Of course, this is where the "Oliver Button" part of the story comes in. The part that his mother and I simply cringe about... because Mikey is the ONLY boy I saw in the dance recital today... and probably one of the few boys in this entire region who enthusiastically takes dance lessons.

His mother says that he doesn't talk much about his dancing to other kids his age. Of course, he talks about it to me, and to my daughters. We're all ferociously proud of him. But, I hear tales about other boys teasing him... mostly, boys his older brother's age. The fact that I find that hard to hear is the understatement of the century... How is it possible that in this day and age, with all the good things we are teaching the Men Of Tomorrow about sensitivity and creativity... we still can't seem to get them to appreciate these traits in one another? Beyond that, how is it possible to watch a male dancer in action, whether he's three or thirty three, and not appreciate the magnificent physical agility and discipline it takes to perform well?

Well, today, "my" boy strutted out onto that enormous stage with his face simply lit up with happiness. There were no nerves, no mis-steps. Just a clear picture of an amazing little boy showing EVERYBODY what he loves to do best. And the audience roared with applause in response. I could not have been prouder, it brought tears to my eyes.

Next year, his mother will be enrolling him in more classes. Someday, I have the feeling we'll all be hearing about him, and when that happens, I'll be crowing it from the rooftops.

Mikey, little man... Today, You Are A Star.

4 comments:

Merinz said...

Go Mikey - you deserve every encouragement!!

Multi-tasking Mommy said...

I love stories like this!
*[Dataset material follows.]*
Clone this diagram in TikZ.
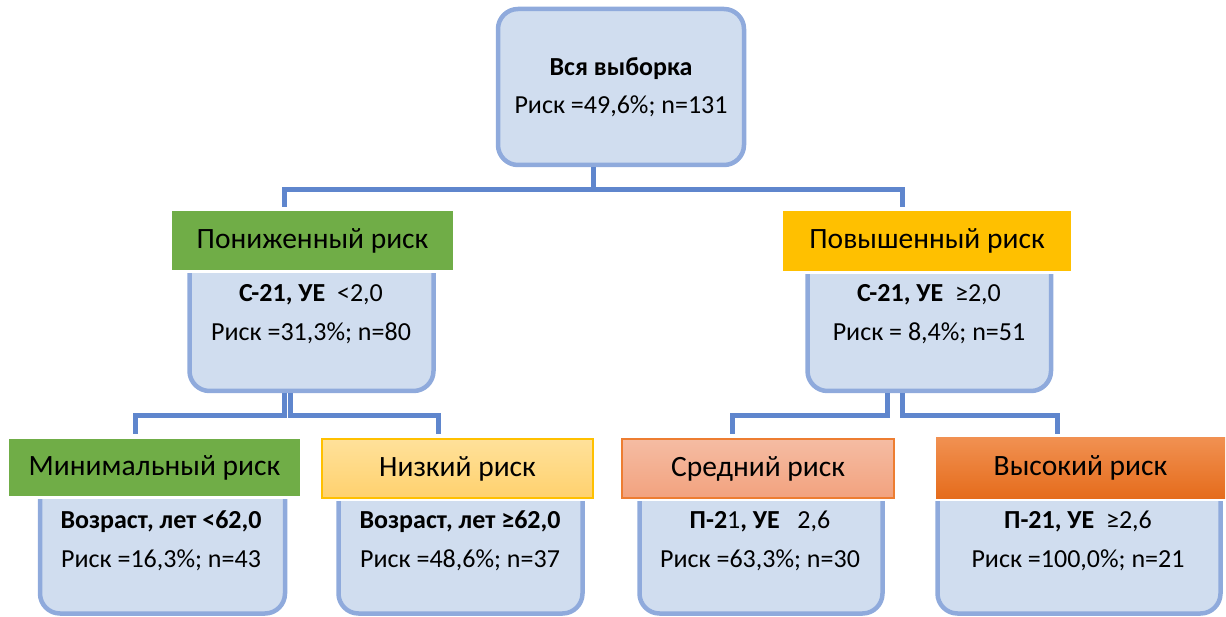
\documentclass[tikz,border=0pt]{standalone}
\usepackage{fontspec}
\setmainfont{Carlito}
\usepackage{tikz}
\usetikzlibrary{positioning}
\definecolor{boxfill}{HTML}{D0DDEF}
\definecolor{boxline}{HTML}{8FAADC}
\definecolor{linkblue}{HTML}{5F86CD}
\definecolor{lowgreen}{HTML}{70AD47}
\definecolor{highyellow}{HTML}{FFC000}
\definecolor{edgeorange}{HTML}{ED7D31}
\definecolor{nizktop}{HTML}{FFE19A}
\definecolor{nizkbot}{HTML}{FFD16E}
\definecolor{sredntop}{HTML}{F5BCA3}
\definecolor{srednbot}{HTML}{F2A27E}
\definecolor{vysoktop}{HTML}{F19152}
\definecolor{vysokbot}{HTML}{E56C1C}
\newcommand{\bodyfont}{\fontsize{26}{38.5}\selectfont}
\newcommand{\labelfont}{\fontsize{29.5}{34}\selectfont}

\begin{document}
\begin{tikzpicture}[x=1pt,y=-1pt,
	riskbox/.style={rectangle, rounded corners=20pt, draw=boxline, fill=boxfill, line width=4.5pt, inner sep=0pt},
	risklabel/.style={rectangle, inner sep=0pt, font=\labelfont, preaction={draw=white, line width=6pt}},
	risktext/.style={align=center, font=\bodyfont, inner sep=0pt},
	link/.style={draw=linkblue, line width=5pt}]
		\useasboundingbox (0,0) rectangle (1226,617);
		%koren
		\node[riskbox, minimum width=246pt, minimum height=156pt] (vsya) at (621,87) {};
		\node[risktext] (vsyatxt) at (vsya.center) {\textbf{Вся выборка}\\Риск =49,6\%; n=131};
		%uroven 2
		\node[riskbox, minimum width=244pt, minimum height=141pt] (ponizhbox) at (311.5,320.5) {};
		\node[riskbox, minimum width=243.5pt, minimum height=141pt] (povyshbox) at (929.25,320.5) {};
		\node[risklabel, fill=lowgreen, minimum width=281pt, minimum height=59pt] (ponizh) at (312.5,240.5) {Пониженный риск};
		\node[risklabel, fill=highyellow, minimum width=288pt, minimum height=60pt] (povysh) at (927,241) {Повышенный риск};
		\node[risktext] (ponizhtxt) at (311,314) {\textbf{С-21, УЕ}\ \ <2,0\\Риск =31,3\%; n=80};
		\node[risktext] (povyshtxt) at (929,314) {\textbf{С-21, УЕ}\ \ ≥2,0\\Риск = 8,4\%; n=51};
		%uroven 3
		\node[riskbox, minimum width=245pt, minimum height=143pt] (minimbox) at (162.5,542) {};
		\node[riskbox, minimum width=244pt, minimum height=143pt] (nizkbox) at (460.5,542) {};
		\node[riskbox, minimum width=243pt, minimum height=143pt] (srednbox) at (761,542) {};
		\node[riskbox, minimum width=283pt, minimum height=143pt] (vysokbox) at (1079,542) {};
		\node[risklabel, fill=lowgreen, minimum width=291pt, minimum height=57pt] (minim) at (154.5,467.5) {Минимальный риск};
		\node[risklabel, top color=nizktop, bottom color=nizkbot, draw=highyellow, line width=1.5pt, minimum width=271pt, minimum height=59pt] (nizk) at (457.5,468.5) {Низкий риск};
		\node[risklabel, top color=sredntop, bottom color=srednbot, draw=edgeorange, line width=1.5pt, minimum width=272pt, minimum height=59pt] (sredn) at (758,468.5) {Средний риск};
		\node[risklabel, top color=vysoktop, bottom color=vysokbot, minimum width=289pt, minimum height=61pt] (vysok) at (1080.5,467.5) {Высокий риск};
		\node[risktext] (minimtxt) at (161,541) {\textbf{Возраст, лет <62,0}\\Риск =16,3\%; n=43};
		\node[risktext] (nizktxt) at (460,541) {\textbf{Возраст, лет ≥62,0}\\Риск =48,6\%; n=37};
		\node[risktext] (sredntxt) at (760,541) {\textbf{П-2}1\textbf{, УЕ}\ \ \ 2,6\\Риск =63,3\%; n=30};
		\node[risktext] (vysoktxt) at (1078,541) {\textbf{П-21, УЕ}\ \ ≥2,6\\Риск =100,0\%; n=21};
		%tochki razvetvleniya
		\coordinate (split0) at (593,190);
		\coordinate (ponizhin) at (284,207);
		\coordinate (povyshin) at (902,207);
		\coordinate (splitla) at (284,415.5);
		\coordinate (splitlb) at (290,415.5);
		\coordinate (minimin) at (135,434);
		\coordinate (nizkin) at (438,434);
		\coordinate (splitra) at (887.5,415.5);
		\coordinate (splitrb) at (902.5,415.5);
		\coordinate (srednin) at (732,434);
		\coordinate (vysokin) at (1057,434);
		%linii
		\draw[link] (vsya.south -| split0) -- (split0) -| (ponizhin);
		\draw[link] (split0) -| (povyshin);
		\draw[link] (ponizhbox.south -| splitla) -- (splitla) -| (minimin);
		\draw[link] (ponizhbox.south -| splitlb) -- (splitlb) -| (nizkin);
		\draw[link] (povyshbox.south -| splitra) -- (splitra) -| (srednin);
		\draw[link] (povyshbox.south -| splitrb) -- (splitrb) -| (vysokin);
	\end{tikzpicture}
\end{document}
It makes me feel so sad when I hear about bullying at such young ages. Mikey sounds like he will grow into becoming a very confident, strong man one day--you go, Mikey!!!!

ewe are here said...

Thanks for stopping by my blog this weekend. :-)

Mikey is lucky to have parents who will love andsupport him no matter his interests, not to mention you and your daughters. I'll never understand people who can't get past their own hang-ups about what boys (and girls!) should or should not be doing. Just let them be!

I actually would love it if mine showed a little interest in the theatre, especially while they're young. I don't want either of them to have my fears of speaking in front of people, and I think performing in the theatre would go a long way in this regard.

Naomi (Urban Mummy) said...

Good for his parents to not succumb to gender stereotyping. I have 2 boys, and find these stories inspirational!